A Rouen, sans que nulle autorité établie les y incite ou les y encourage, des bourgeois, assurément très tranquilles, très prudens, des fonctionnaires considérés, des marchands ayant des traités avantageux avec l’administration anglaise, un membre de cette grande famille des Alorge, que le gouvernement ménage ; plus tard Richard Mittes, marchand de bois, Jean Salvart, maître de l’œuvre de la cathédrale, Alexandre de Berneval, l’architecte illustre de cette merveilleuse rosace de Saint-Ouen, s’unissent avec des avocats, des barbiers, pour organiser le complot, d’une audace inouïe, qui délivrerait la ville et la province.

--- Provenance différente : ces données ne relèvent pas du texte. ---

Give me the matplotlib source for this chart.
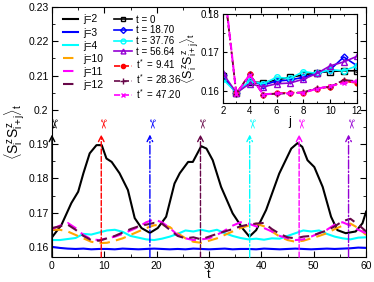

Dans la campagne, ce sont les paysans qui se soulèvent et qui, eh 1435-36, enlèvent et « remparent, » une à une, toutes les forteresses de l’Andelle et du pays de Caux.

A Compiègne, les clercs : un homme qui fut un des héros du siège, l’abbé de Saint-Pharon, avait, auprès de lui, trois religieux, à l’aide desquels il défendait vaillamment la cause française dans la région ; ils s’employèrent à empocher la reddition de Meaux aux Anglo-Bourguignons. Cauchon les fit arrêter, à la grande indignation du Religieux de Saint-Denys[1]qui, en racontant ce

  1. Religieux de Saint-Denys (t. VI, p. 433).